■ **Raw data**:
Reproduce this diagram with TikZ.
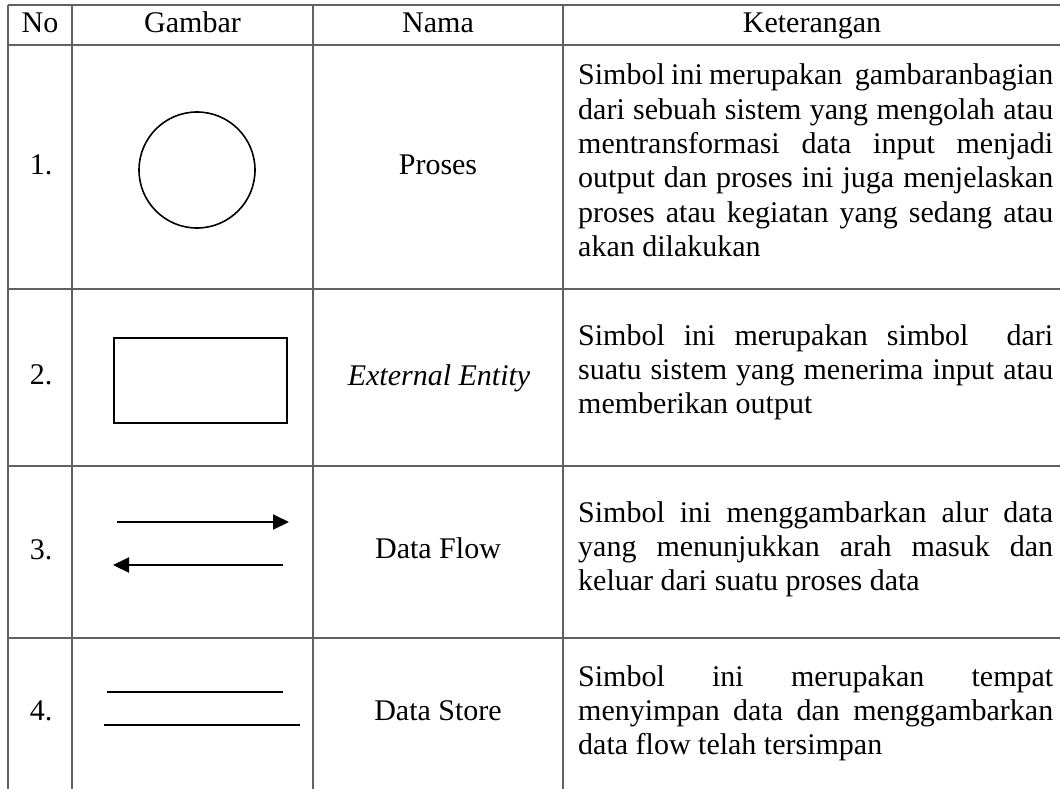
\documentclass[tikz,border=0pt]{standalone}
\usepackage{fontspec}
\setmainfont{Liberation Serif}
\usetikzlibrary{arrows.meta}
% one fully justified line of the description column
\newcommand\jline[1]{\makebox[475pt][s]{#1}\par}
\newcommand\desc[1]{\vtop{\hsize=475pt\parindent=0pt\baselineskip=34.3pt #1}}
\begin{document}
\begin{tikzpicture}[x=1pt,y=-1pt,
  rule/.style={draw=black!62, line width=1.5pt},
  sym/.style={draw=black, line width=1.6pt},
  txt/.style={inner sep=0pt, font=\fontsize{30}{34.3}\selectfont},
  flow/.style={draw=black, line width=2pt, -{Triangle[length=16pt,width=15pt]}},
  store/.style={draw=black, line width=1.2pt}]
\useasboundingbox (0,0) rectangle (1060,789);

% table rules (open at the right and at the bottom)
\foreach \y in {5,45,289,466,638} \draw[rule] (8,\y) -- (1060,\y);
\foreach \x in {8,72,313,563} \draw[rule] (\x,5) -- (\x,789);

% header
\node[txt, anchor=base] (hno) at (40,33) {No};
\node[txt, anchor=base] (hgb) at (192.5,33) {Gambar};
\node[txt, anchor=base] (hnm) at (438,33) {Nama};
\node[txt, anchor=base] (hkt) at (812,33) {Keterangan};

% numbers
\node[txt, anchor=base] (n1) at (41,175) {1.};
\node[txt, anchor=base] (n2) at (41,384) {2.};
\node[txt, anchor=base] (n3) at (41,559) {3.};
\node[txt, anchor=base] (n4) at (41,720) {4.};

% symbols
\node[sym, circle, minimum size=116pt, inner sep=0pt] (proses) at (197,170) {};
\node[sym, rectangle, minimum width=173pt, minimum height=85pt, inner sep=0pt] (entity) at (200.5,380.5) {};
\coordinate (fa1) at (117,522); \coordinate (fa2) at (289,522);
\coordinate (fb1) at (283,565); \coordinate (fb2) at (113,565);
\draw[flow] (fa1) -- (fa2);
\draw[flow] (fb1) -- (fb2);
\coordinate (sa1) at (107,692); \coordinate (sa2) at (283,692);
\coordinate (sb1) at (104,725); \coordinate (sb2) at (300,725);
\draw[store] (sa1) -- (sa2);
\draw[store] (sb1) -- (sb2);

% names
\node[txt, anchor=base] (m1) at (438,175) {Proses};
\node[txt, anchor=base] (m2) at (439,385) {\itshape External Entity};
\node[txt, anchor=base] (m3) at (438,558) {Data Flow};
\node[txt, anchor=base] (m4) at (438,720) {Data Store};

% descriptions
\node[txt, anchor=base west] (k1) at (578,85) {\desc{%
  \jline{Simbol ini merupakan\ \ gambaranbagian}%
  \jline{dari sebuah sistem yang mengolah atau}%
  \jline{mentransformasi data input menjadi}%
  \jline{output dan proses ini juga menjelaskan}%
  \jline{proses atau kegiatan yang sedang atau}%
  akan dilakukan}};
\node[txt, anchor=base west] (k2) at (578,345) {\desc{%
  \jline{Simbol ini merupakan simbol\ \ dari}%
  \jline{suatu sistem yang menerima input atau}%
  memberikan output}};
\node[txt, anchor=base west] (k3) at (578,522) {\desc{%
  \jline{Simbol ini menggambarkan alur data}%
  \jline{yang menunjukkan arah masuk dan}%
  keluar dari suatu proses data}};
\node[txt, anchor=base west] (k4) at (578,686) {\desc{%
  \jline{Simbol ini merupakan tempat}%
  \jline{menyimpan data dan menggambarkan}%
  data flow telah tersimpan}};
\end{tikzpicture}
\end{document}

■ **Exercise**: The material above must be printed exactly, with its pictures left out.

■ **Response to this exercise**:
Reproduce this diagram with TikZ.
\documentclass[tikz,border=0pt]{standalone}
\usepackage{fontspec}
\setmainfont{Liberation Serif}
\usetikzlibrary{arrows.meta}
% one fully justified line of the description column
\newcommand\jline[1]{\makebox[475pt][s]{#1}\par}
\newcommand\desc[1]{\vtop{\hsize=475pt\parindent=0pt\baselineskip=34.3pt #1}}
\begin{document}
\begin{tikzpicture}[x=1pt,y=-1pt,
  rule/.style={draw=black!62, line width=1.5pt},
  sym/.style={draw=black, line width=1.6pt},
  txt/.style={inner sep=0pt, font=\fontsize{30}{34.3}\selectfont},
  flow/.style={draw=black, line width=2pt, -{Triangle[length=16pt,width=15pt]}},
  store/.style={draw=black, line width=1.2pt}]
\useasboundingbox (0,0) rectangle (1060,789);

% table rules (open at the right and at the bottom)
\foreach \y in {5,45,289,466,638} \draw[rule] (8,\y) -- (1060,\y);
\foreach \x in {8,72,313,563} \draw[rule] (\x,5) -- (\x,789);

% header
\node[txt, anchor=base] (hno) at (40,33) {No};
\node[txt, anchor=base] (hgb) at (192.5,33) {Gambar};
\node[txt, anchor=base] (hnm) at (438,33) {Nama};
\node[txt, anchor=base] (hkt) at (812,33) {Keterangan};

% numbers
\node[txt, anchor=base] (n1) at (41,175) {1.};
\node[txt, anchor=base] (n2) at (41,384) {2.};
\node[txt, anchor=base] (n3) at (41,559) {3.};
\node[txt, anchor=base] (n4) at (41,720) {4.};

% symbols
\node[sym, circle, minimum size=116pt, inner sep=0pt] (proses) at (197,170) {};
\node[sym, rectangle, minimum width=173pt, minimum height=85pt, inner sep=0pt] (entity) at (200.5,380.5) {};
\coordinate (fa1) at (117,522); \coordinate (fa2) at (289,522);
\coordinate (fb1) at (283,565); \coordinate (fb2) at (113,565);
\draw[flow] (fa1) -- (fa2);
\draw[flow] (fb1) -- (fb2);
\coordinate (sa1) at (107,692); \coordinate (sa2) at (283,692);
\coordinate (sb1) at (104,725); \coordinate (sb2) at (300,725);
\draw[store] (sa1) -- (sa2);
\draw[store] (sb1) -- (sb2);

% names
\node[txt, anchor=base] (m1) at (438,175) {Proses};
\node[txt, anchor=base] (m2) at (439,385) {\itshape External Entity};
\node[txt, anchor=base] (m3) at (438,558) {Data Flow};
\node[txt, anchor=base] (m4) at (438,720) {Data Store};

% descriptions
\node[txt, anchor=base west] (k1) at (578,85) {\desc{%
  \jline{Simbol ini merupakan\ \ gambaranbagian}%
  \jline{dari sebuah sistem yang mengolah atau}%
  \jline{mentransformasi data input menjadi}%
  \jline{output dan proses ini juga menjelaskan}%
  \jline{proses atau kegiatan yang sedang atau}%
  akan dilakukan}};
\node[txt, anchor=base west] (k2) at (578,345) {\desc{%
  \jline{Simbol ini merupakan simbol\ \ dari}%
  \jline{suatu sistem yang menerima input atau}%
  memberikan output}};
\node[txt, anchor=base west] (k3) at (578,522) {\desc{%
  \jline{Simbol ini menggambarkan alur data}%
  \jline{yang menunjukkan arah masuk dan}%
  keluar dari suatu proses data}};
\node[txt, anchor=base west] (k4) at (578,686) {\desc{%
  \jline{Simbol ini merupakan tempat}%
  \jline{menyimpan data dan menggambarkan}%
  data flow telah tersimpan}};
\end{tikzpicture}
\end{document}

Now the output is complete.